───── Information shown

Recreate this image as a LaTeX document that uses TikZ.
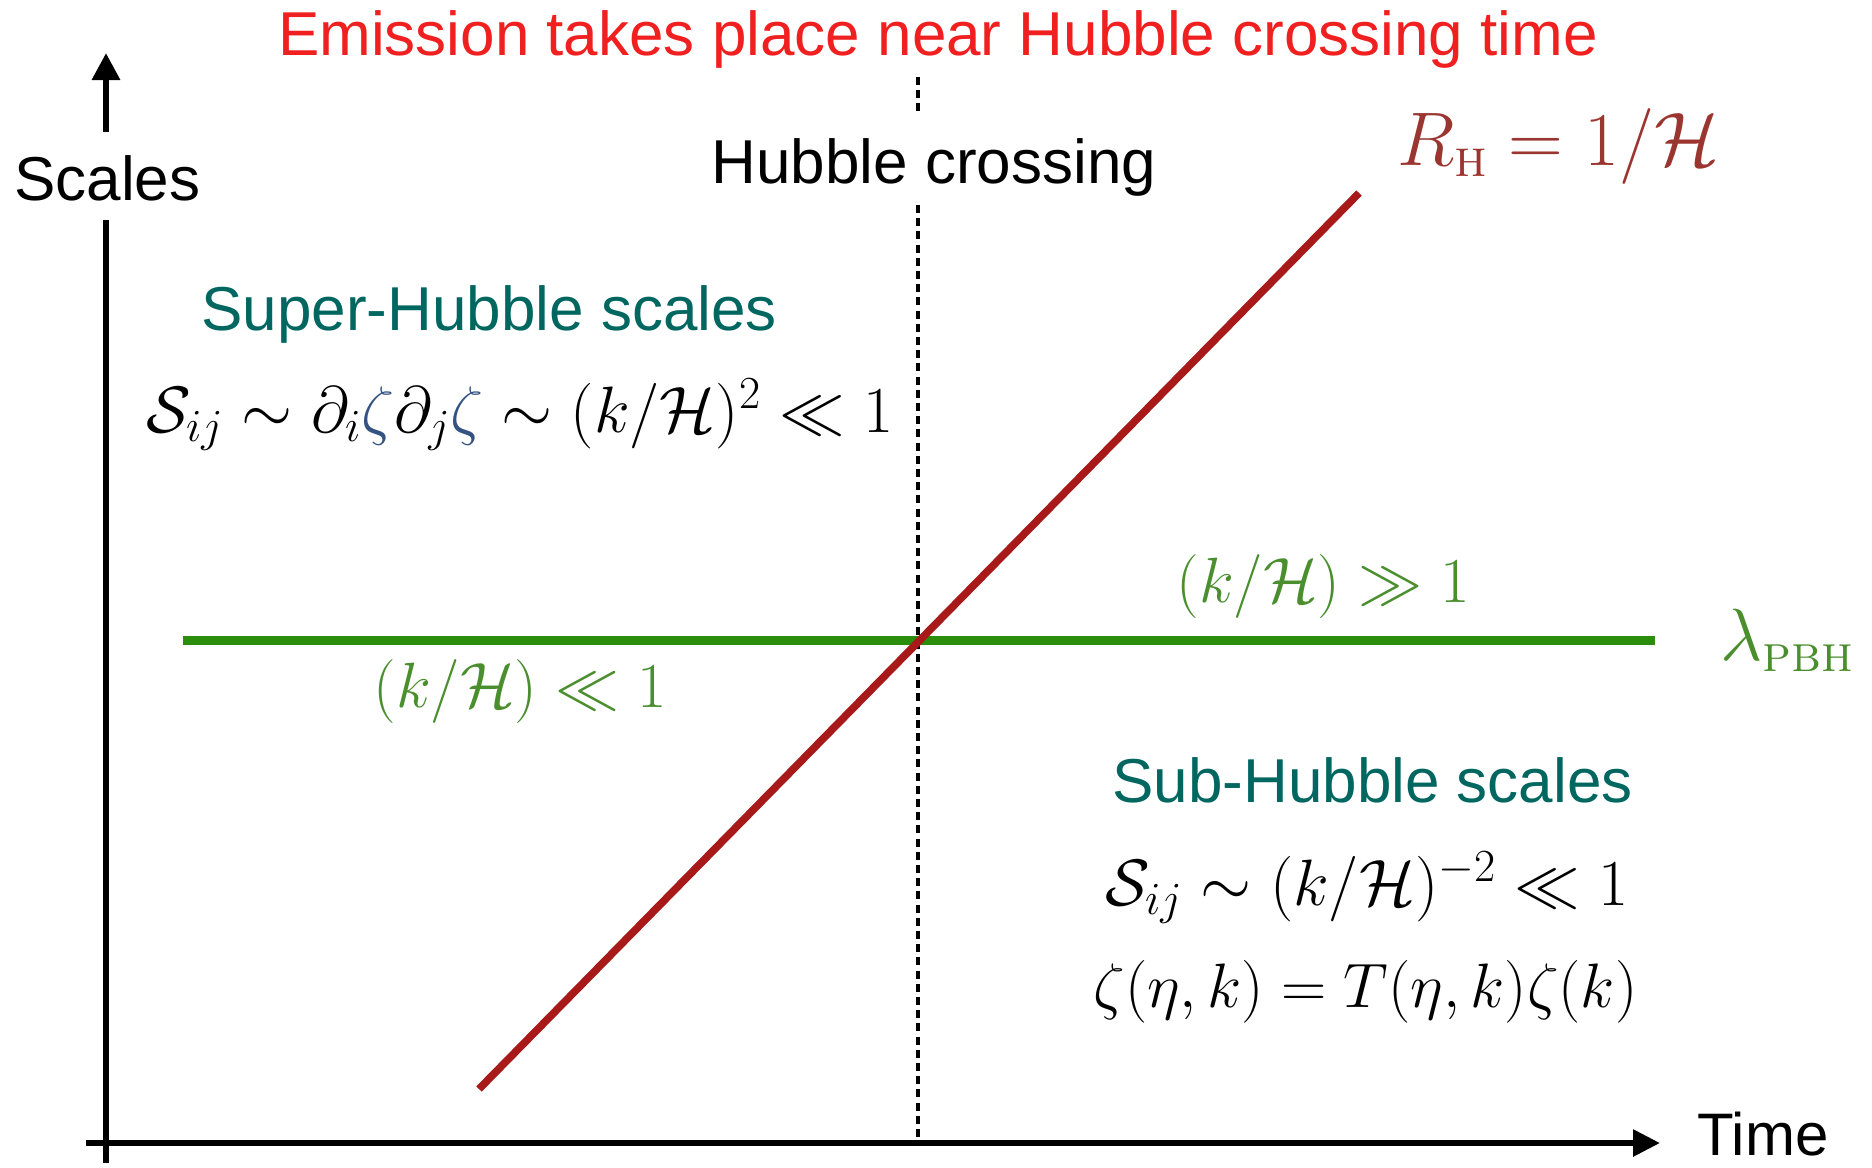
\RequirePackage{fix-cm}
\documentclass[tikz,border=0pt]{standalone}
\usepackage{amsmath}
\usepackage{fontspec}
\setsansfont{Liberation Sans}
\usetikzlibrary{arrows.meta}
\definecolor{titlered}{RGB}{240,32,32}
\definecolor{tealtxt}{RGB}{0,102,96}
\definecolor{rhred}{RGB}{155,53,48}
\definecolor{linered}{RGB}{168,26,26}
\definecolor{linegreen}{RGB}{42,142,12}
\definecolor{greentxt}{RGB}{74,142,46}
\definecolor{zetablue}{RGB}{52,82,130}
\begin{document}
\begin{tikzpicture}[x=0.5pt,y=-0.5pt,
  txt/.style={inner sep=0pt,anchor=base west},
  sans/.style={txt,font=\fontsize{31}{37}\selectfont\sffamily},
  mth/.style={txt,font=\fontsize{32}{38}\selectfont},
  axis/.style={line width=3.1pt},
  dotline/.style={line width=1.7pt,dash pattern=on 4pt off 2.6pt}]
\useasboundingbox (0,0) rectangle (1872,1167);
% coordinates
\coordinate (ytip) at (106,53);
\coordinate (ytop) at (106,132);
\coordinate (ybot1) at (106,220);
\coordinate (ybot2) at (106,1163);
\coordinate (xl) at (86,1143);
\coordinate (xr) at (1660,1143);
\coordinate (dt1) at (918,77);
\coordinate (db1) at (918,114);
\coordinate (dt2) at (918,205);
\coordinate (db2) at (918,1143);
\coordinate (rb) at (479,1089);
\coordinate (rt) at (1359,193);
\coordinate (gl) at (183,640);
\coordinate (gr) at (1655,640);
% axes
\draw[axis,-{Triangle[length=13.5pt,width=13.5pt]}] (ytop) -- (ytip);
\draw[axis] (ybot1) -- (ybot2);
\draw[axis,line width=2.9pt,-{Triangle[length=13.5pt,width=13pt]}] (xl) -- (xr);
% dotted
\draw[dotline] (dt1) -- (db1);
\draw[dotline] (dt2) -- (db2);
% lines
\draw[linegreen,line width=4.5pt] (gl) -- (gr);
\draw[linered,line width=3.8pt] (rb) -- (rt);
% texts
\node[sans,anchor=base,text=titlered] (title) at (938,55) {Emission takes place near Hubble crossing time};
\node[sans] (scales) at (14,200) {Scales};
\node[sans,anchor=base] (hc) at (934,183) {Hubble crossing};
\node[sans,font=\fontsize{30}{36}\selectfont\sffamily] (time) at (1697,1155) {Time};
\node[sans,text=tealtxt] (super) at (201,330) {Super-Hubble scales};
\node[sans,text=tealtxt] (sub) at (1112,802) {Sub-Hubble scales};
\node[mth,font=\fontsize{38}{44}\selectfont,text=rhred] (rh) at (1397,165) {$R_{\text{\textsc{h}}} = 1/\mathcal{H}$};
\node[mth,font=\fontsize{37}{44}\selectfont,text=greentxt] (lam) at (1720,660) {$\lambda_{\text{\textsc{pbh}}}$};
\node[mth,text=greentxt] (gg) at (1176,602) {$(k/\mathcal{H})\gg 1$};
\node[mth,text=greentxt] (ll) at (373,707) {$(k/\mathcal{H})\ll 1$};
\node[mth,font=\fontsize{32.8}{38}\selectfont] (fsup) at (146,432) {$\mathcal{S}_{ij}\sim\partial_i{\color{zetablue}\zeta}\partial_j{\color{zetablue}\zeta}\sim(k/\mathcal{H})^2\ll 1$};
\node[mth,font=\fontsize{32.8}{38}\selectfont] (fsub) at (1105,905) {$\mathcal{S}_{ij}\sim(k/\mathcal{H})^{-2}\ll 1$};
\node[mth,font=\fontsize{31.4}{38}\selectfont] (fzeta) at (1093,1007) {$\zeta(\eta,k)=T(\eta,k)\zeta(k)$};
\end{tikzpicture}
\end{document}
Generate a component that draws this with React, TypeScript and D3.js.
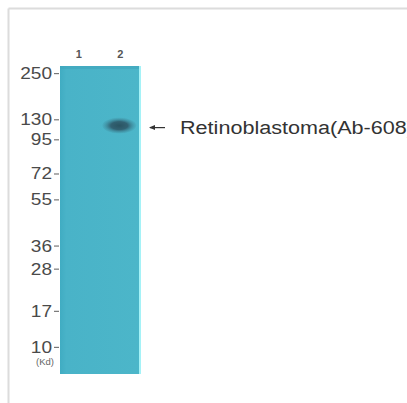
import React from "react";
import * as d3 from "d3";

const markerKd = [250, 130, 95, 72, 55, 36, 28, 17, 10];
const markerLabels = ["250", "130", "95", "72", "55", "36", "28", "17", "10"];
// relative migration (fraction of blot height)
const markerRf = [0.023, 0.173, 0.238, 0.349, 0.433, 0.583, 0.658, 0.795, 0.912];
const lanes = ["1", "2"];
const bandLane = ["2"];
const bandKd = [115];
const bandLabel = "Retinoblastoma(Ab-608)";

const W = 407, H = 403;
const blotTop = 66, blotBottom = 374, blotLeft = 60, blotRight = 139;
const FONT = "Liberation Sans, Arial, sans-serif";

export default function App() {
  const rf = d3.scaleLog().domain(markerKd).range(markerRf);
  const y = d3.scaleLinear().domain([0, 1]).range([blotTop, blotBottom]);
  const x = d3.scaleBand().domain(lanes).range([58, 141]).padding(0);
  const yOf = (kd: number) => y(rf(kd));

  return (
    <svg width={W} height={H} style={{ position: "absolute", left: 0, top: 0, background: "#fff" }}>
      <defs>
        <radialGradient id="band" cx="50%" cy="50%" r="50%">
          <stop offset="0%" stopColor="#2a5462" />
          <stop offset="50%" stopColor="#326273" />
          <stop offset="100%" stopColor="#3f8c9e" stopOpacity="0.15" />
        </radialGradient>
        <linearGradient id="blot" x1="0" x2="1" y1="0" y2="0">
          <stop offset="0%" stopColor="#40acc2" />
          <stop offset="8%" stopColor="#49b3c8" />
          <stop offset="100%" stopColor="#4cb6c9" />
        </linearGradient>
      </defs>
      {/* frame */}
      <line x1={8.5} y1={8.5} x2={W} y2={8.5} stroke="#dcdcdc" strokeWidth={2} />
      <line x1={8.5} y1={8.5} x2={8.5} y2={H} stroke="#dcdcdc" strokeWidth={2} />
      {/* blot */}
      <rect x={blotLeft} y={blotTop} width={blotRight - blotLeft} height={blotBottom - blotTop} fill="url(#blot)" />
      <rect x={blotLeft} y={blotTop} width={blotRight - blotLeft} height={3} fill="#3fa5bd" opacity={0.6} />
      <rect x={blotRight} y={blotTop} width={2} height={blotBottom - blotTop} fill="#a5f2f7" />
      {/* lane labels */}
      {lanes.map((l) => (
        <text key={l} x={(x(l) as number) + x.bandwidth() / 2} y={58} textAnchor="middle"
          fontFamily={FONT} fontSize={11} fontWeight="bold" fill="#555">{l}</text>
      ))}
      {/* markers */}
      {markerKd.map((kd, i) => (
        <g key={kd}>
          <text x={52} y={yOf(kd) + 6} textAnchor="end" fontFamily={FONT}
            fontSize={16.5} fill="#4a4a4a" textLength={markerLabels[i].length * 10.6}
            lengthAdjust="spacingAndGlyphs">{markerLabels[i]}</text>
          <line x1={54} x2={59} y1={yOf(kd) + 0.5} y2={yOf(kd) + 0.5} stroke="#777" strokeWidth={1.2} />
        </g>
      ))}
      <text x={45} y={yOf(10) + 18} textAnchor="middle" fontFamily={FONT}
        fontSize={9.5} fill="#666">(Kd)</text>
      {/* band */}
      {bandLane.map((l, i) => (
        <ellipse key={l} cx={(x(l) as number) + x.bandwidth() / 2 - 1} cy={yOf(bandKd[i]) - 1.5}
          rx={17} ry={8} fill="url(#band)" />
      ))}
      {/* arrow + label */}
      <line x1={150} x2={165} y1={yOf(bandKd[0]) + 0.5} y2={yOf(bandKd[0]) + 0.5} stroke="#333" strokeWidth={1.2} />
      <path d={`M149,${yOf(bandKd[0]) + 0.5} l6,-2.5 l0,5 z`} fill="#333" />
      <text x={180} y={yOf(bandKd[0]) + 6.5} fontFamily={FONT}
        fontSize={18} fill="#333" textLength={234} lengthAdjust="spacingAndGlyphs">{bandLabel}</text>
    </svg>
  );
}
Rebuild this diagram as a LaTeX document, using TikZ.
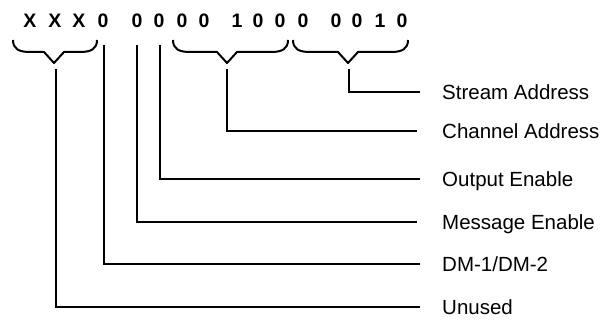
\documentclass[tikz,border=0pt]{standalone}
\usepackage{fontspec}
\setmainfont{Liberation Sans}
\begin{document}
\begin{tikzpicture}[x=1pt,y=-1pt,
  conn/.style={line width=2pt},
  brace/.style={line width=2pt, line join=round},
  bit/.style={font=\bfseries\fontsize{19.5}{22}\selectfont, inner sep=0pt, anchor=base},
  lab/.style={font=\fontsize{20.5}{23}\selectfont, inner sep=0pt, anchor=west, text height=14.7pt, text depth=0pt}]
\useasboundingbox (0,0) rectangle (613,320);
% bits
\foreach \x/\c [count=\i] in {30/X,55/X,79/X,103/0,137/0,159/0,182/0,204/0,237/1,258/0,280/0,303/0,336/0,357/0,380/1,402/0}
  \node[bit] (b\i) at (\x,27.5) {\c};
% braces
\draw[brace] (13,40) .. controls (13,49) and (19,52) .. (30,52) -- (44,52) -- (54,63) -- (64,52) -- (80,52) .. controls (91,52) and (97,49) .. (97,40);
\draw[brace] (173,40) .. controls (173,49) and (179,52) .. (190,52) -- (217,52) -- (227,63) -- (237,52) -- (271,52) .. controls (282,52) and (288,49) .. (288,40);
\draw[brace] (293,40) .. controls (293,49) and (299,52) .. (310,52) -- (338,52) -- (348,63) -- (358,52) -- (391,52) .. controls (402,52) and (408,49) .. (408,40);
% labels
\node[lab] (sa) at (442,92) {Stream Address};
\node[lab] (ca) at (442,131) {Channel Address};
\node[lab] (oe) at (442,179) {Output Enable};
\node[lab] (me) at (442,222) {Message Enable};
\node[lab] (dm) at (442,264) {DM-1/DM-2};
\node[lab] (un) at (442,307) {Unused};
% connector starts
\coordinate (cu) at (56,69);
\coordinate (cd) at (104,45);
\coordinate (cm) at (137,45);
\coordinate (co) at (160,45);
\coordinate (cc) at (227,69);
\coordinate (cs) at (349,69);
% connectors
\draw[conn] (cs) |- ([xshift=-22pt]sa.west);
\draw[conn] (cc) |- ([xshift=-25pt]ca.west);
\draw[conn] (co) |- ([xshift=-22pt]oe.west);
\draw[conn] (cm) |- ([xshift=-25pt]me.west);
\draw[conn] (cd) |- ([xshift=-22pt]dm.west);
\draw[conn] (cu) |- ([xshift=-22pt]un.west);
\end{tikzpicture}
\end{document}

──────────

Look above for the line with "Generate a component" and copy exactly from it through the line with "import * as", both included. Omit the pictures.

Answer for this exercise:
Generate a component that draws this with React, TypeScript and D3.js.
import React from "react";
import * as d3 from "d3";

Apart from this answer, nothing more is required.